Synthetic Biology

A draft foresight paper on synthetic biology released by the Department of Biotechnology has stressed the need for a national policy that can consolidate India’s stand on the issue.

  • The document looks not only at the global policies and protocols that have to be kept in mind while developing such a policy but also attempts to define synthetic biology and how intellectual property rights will be applicable to resulting processes and products.

Synthetic biology refers to the science of using genetic sequencing, editing, and modification to create unnatural organisms or organic molecules that can function in living systems. Synthetic biology enables scientists to design and synthesise new sequences of DNA from scratch.

Synthetic biology has applications in various fields from developing synthetic organisms for vaccination to creating natural products in a lab such as vanillin, the organic compound extracted from vanilla seeds, which can now be grown in yeasts with additional plant genomes.

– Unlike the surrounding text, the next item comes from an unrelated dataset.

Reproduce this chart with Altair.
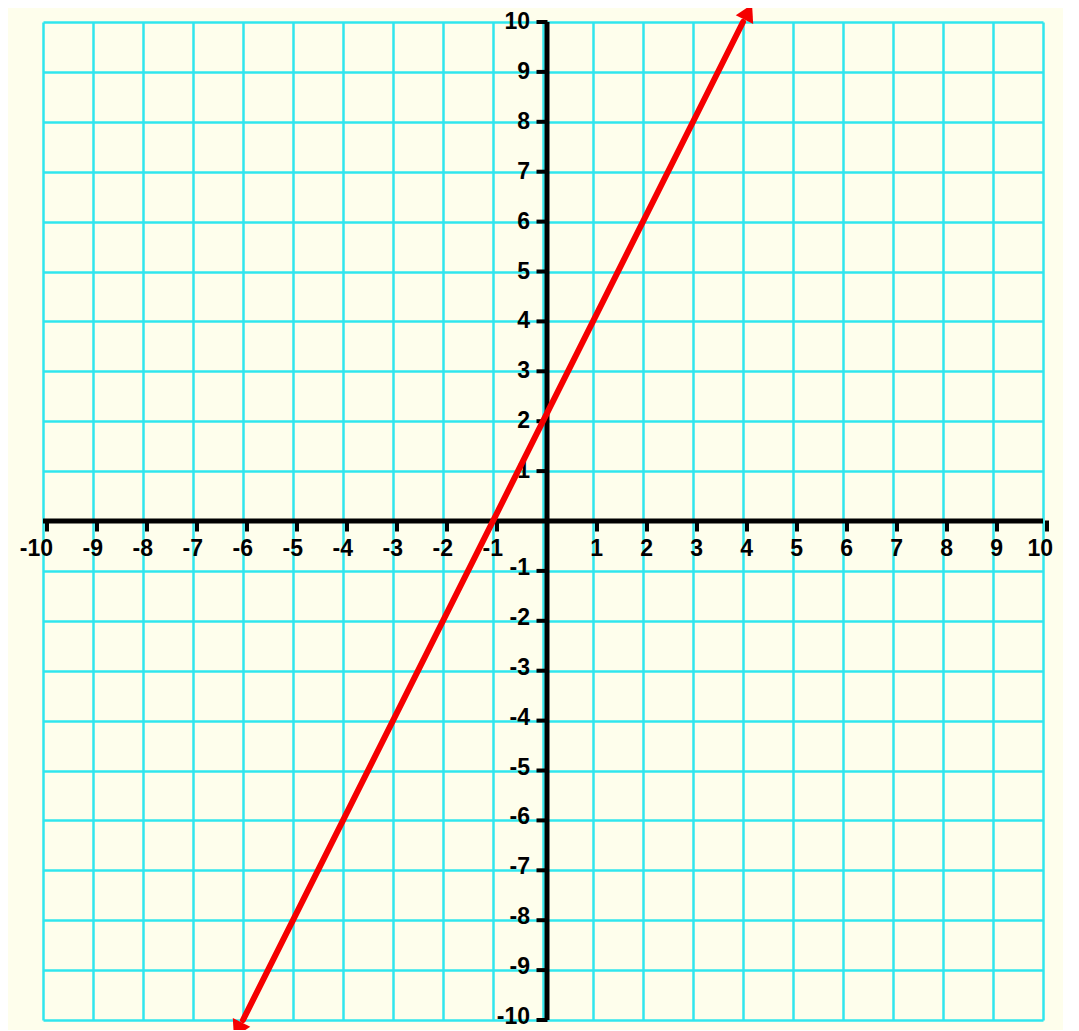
import altair as alt
import pandas as pd

# ---- data ----
grid_values = list(range(-10, 11))
x_label_values = [v for v in range(-10, 11) if v != 0]
y_label_values = [v for v in range(-10, 11) if v != 0]
line_x = [-6, 4]
line_y = [-10, 10]
arrow_top = (4.08, 10.15)
arrow_bottom = (-6.08, -10.15)

# ---- styles ----
BG = "#FEFEEC"
GRID = "#30E6EE"
RED = "#F50000"
FONT = "Liberation Sans"

sx = alt.Scale(domain=[-10, 10], nice=False, zero=False)
sy = alt.Scale(domain=[-10, 10], nice=False, zero=False)
ax = alt.Axis(values=grid_values, grid=True, labels=False, ticks=False, domain=False,
              title=None, gridColor=GRID, gridWidth=2.5, gridOpacity=1)

def X(f="x"):
    return alt.X(f"{f}:Q", scale=sx, axis=ax)

def Y(f="y"):
    return alt.Y(f"{f}:Q", scale=sy, axis=ax)

# grid carrier (invisible points)
grid_df = pd.DataFrame({"x": grid_values, "y": grid_values})
grid_layer = alt.Chart(grid_df).mark_point(opacity=0).encode(x=X(), y=Y())

# axis lines
haxis_df = pd.DataFrame({"x": [-10], "x2": [10], "y": [0]})
haxis = alt.Chart(haxis_df).mark_rule(color="black", strokeWidth=5).encode(
    x=X(), x2="x2:Q", y=Y())
vaxis_df = pd.DataFrame({"x": [0], "y": [-10], "y2": [10]})
vaxis = alt.Chart(vaxis_df).mark_rule(color="black", strokeWidth=5, xOffset=4).encode(
    x=X(), y=Y(), y2="y2:Q")

# tick marks
xt_df = pd.DataFrame({"x": grid_values, "y": [0] * len(grid_values)})
xticks = alt.Chart(xt_df).mark_tick(orient="vertical", color="black", size=11,
                                     thickness=4, xOffset=4, yOffset=5, opacity=1).encode(
    x=X(), y=Y())
yt_df = pd.DataFrame({"x": [0] * len(grid_values), "y": grid_values})
yticks = alt.Chart(yt_df).mark_tick(orient="horizontal", color="black", size=11,
                                     thickness=4, xOffset=-1, opacity=1).encode(
    x=X(), y=Y())

# labels
xl_df = pd.DataFrame({"x": x_label_values, "y": [0] * len(x_label_values),
                      "label": [str(v) for v in x_label_values]})
xlabels = alt.Chart(xl_df).mark_text(font=FONT, fontWeight="bold", fontSize=23,
                                      align="right", baseline="middle", dx=10, dy=28,
                                      color="black").encode(x=X(), y=Y(), text="label:N")
yl_df = pd.DataFrame({"x": [0] * len(y_label_values), "y": y_label_values,
                      "label": [str(v) for v in y_label_values]})
ylabels_pos = alt.Chart(yl_df).transform_filter("datum.y > 0").mark_text(
    font=FONT, fontWeight="bold", fontSize=23, align="right", baseline="middle",
    dx=-13, dy=0, color="black").encode(x=X(), y=Y(), text="label:N")
ylabels_neg = alt.Chart(yl_df).transform_filter("datum.y < 0").mark_text(
    font=FONT, fontWeight="bold", fontSize=23, align="right", baseline="middle",
    dx=-13, dy=-3, color="black").encode(x=X(), y=Y(), text="label:N")

# red line
line_df = pd.DataFrame({"x": line_x, "y": line_y})
red_line = alt.Chart(line_df).mark_line(color=RED, strokeWidth=6, strokeCap="round").encode(
    x=X(), y=Y())

top_df = pd.DataFrame({"x": [arrow_top[0]], "y": [arrow_top[1]]})
arrow1 = alt.Chart(top_df).mark_point(shape="triangle", filled=True, color=RED, opacity=1,
                                       size=380, angle=26.57).encode(x=X(), y=Y())
bot_df = pd.DataFrame({"x": [arrow_bottom[0]], "y": [arrow_bottom[1]]})
arrow2 = alt.Chart(bot_df).mark_point(shape="triangle", filled=True, color=RED, opacity=1,
                                       size=380, angle=206.57).encode(x=X(), y=Y())

chart = alt.layer(grid_layer, haxis, vaxis, xticks, yticks, xlabels, ylabels_pos,
                  ylabels_neg, red_line, arrow1, arrow2).properties(
    width=1000, height=998,
    autosize="none",
    padding={"left": 35, "top": 14, "right": 20, "bottom": 10},
    background=BG,
).configure_view(strokeWidth=0)

chart.save("out.html", embed_options={"renderer": "svg", "actions": False})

  • In the pharmaceutical industry, synthetic biology can be used to make natural compounds such as artemisinin used for the treatment of malaria and Car T cell therapy for cancer treatment
  • It is starting to be used in the fashion industry as well; some companies are exploring the possibility of dyeing jeans without producing hazardous waste.
  • Then there are companies using it to deliver fixed nitrogen to plants instead of using fertilisers, engineering microbes to create food additives or brew proteins.